If I had really wanted exponentiation to denote $1$ over cosine would use the following.
${\left( {\cos \left( x \right)} \right)^{ - 1}} = \dfrac{1}{{\cos \left( x \right)}}$
There are many other inverse functions but you will mainly see these three functions in calculus.
To evaluate inverse trigonometric function.

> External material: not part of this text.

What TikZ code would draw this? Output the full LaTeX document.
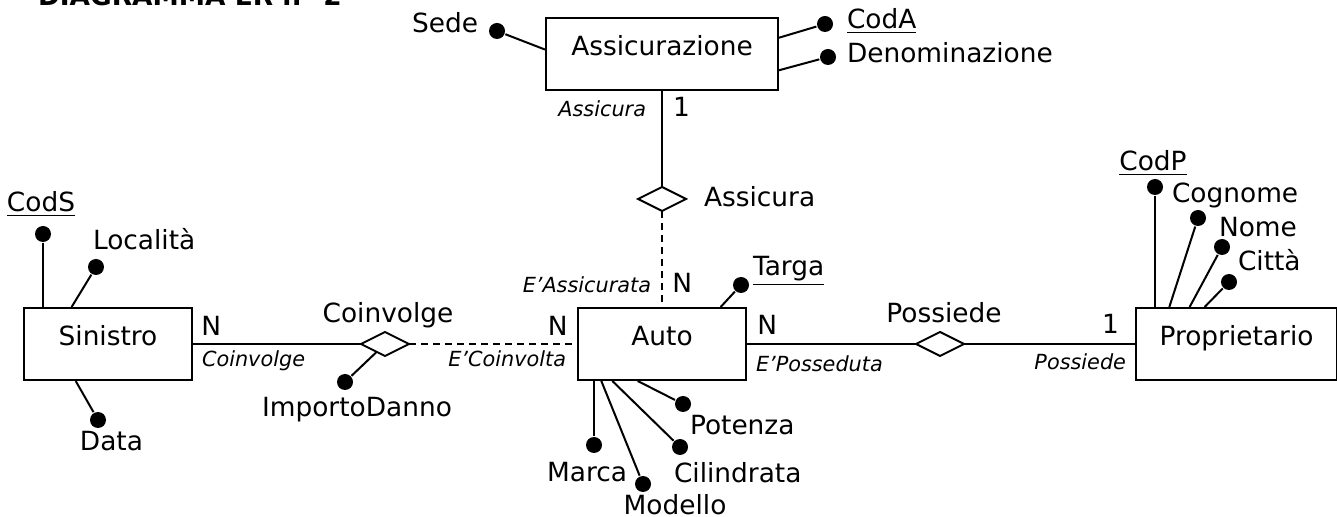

Remember that the following statements are equivalent.
$\theta = {\cos ^{ - 1}}\left( x \right) \Rightarrow x = \cos \left( \theta \right)$
$\theta = {\sin ^{ - 1}}\left( x \right) \Rightarrow x = \sin \left( \theta \right)$
$\theta = {\tan ^{ - 1}}\left( x \right) \Rightarrow x = \tan \left( \theta \right)$

Complete step by step solution:
Let’s understand deeply about inverse trigonometric functions.
Let’s take an example find the value of ${\cos ^{ - 1}}\left( {\dfrac{{\sqrt 3 }}{2}} \right)$
Let $t = {\cos ^{ - 1}}\left( {\dfrac{{\sqrt 3 }}{2}} \right)$
$\cos \left( t \right) = \dfrac{{\sqrt 3 }}{2}$
In other words we asked what angle $t$ do we need to plug into cosine to get the value $\dfrac{{\sqrt 3 }}{2}?$ This is essentially what we are asking here when we are asked to compute the inverse trigonometric function.
${\cos ^{ - 1}}\left( {\dfrac{{\sqrt 3 }}{2}} \right)$
In this problem we are solving an equation which has an intuit number as a solution. These were
$\dfrac{\pi }{6} + 2\pi n,n = 0, \pm 1, \pm 2, \pm 3....$
$\dfrac{{11\pi }}{6} + 2\pi n,n = 0, \pm 1, \pm 2, \pm 3,....$
In this case, at a trigonometric function we need a single value answer and not the infinite possible answer. So, to make sure we get a single value out of the inverse trigonometric cosine function we use the following restriction on inverse cosine.
$\theta = {\cos ^{ - 1}}\left( x \right)$ $- 1 \leqslant x \leqslant 1$ and $0 \leqslant \theta \leqslant \pi$
The restriction on $\theta$ guarantees that we will only get a single value angle and we can’t get values of $x$ out of cosine that are larger than $1$ or smaller than $- 1$
So, using the restriction.
${\cos ^{ - 1}}\left( {\dfrac{{\sqrt 3 }}{2}} \right) = \dfrac{\pi }{6}$

Note: We put a restriction on angle i.e. $0 \leqslant \theta \leqslant \pi$. Than value of $n$ and check the correct value which should not exceed $\pi$ in
$\dfrac{\pi }{6} + 2\pi n$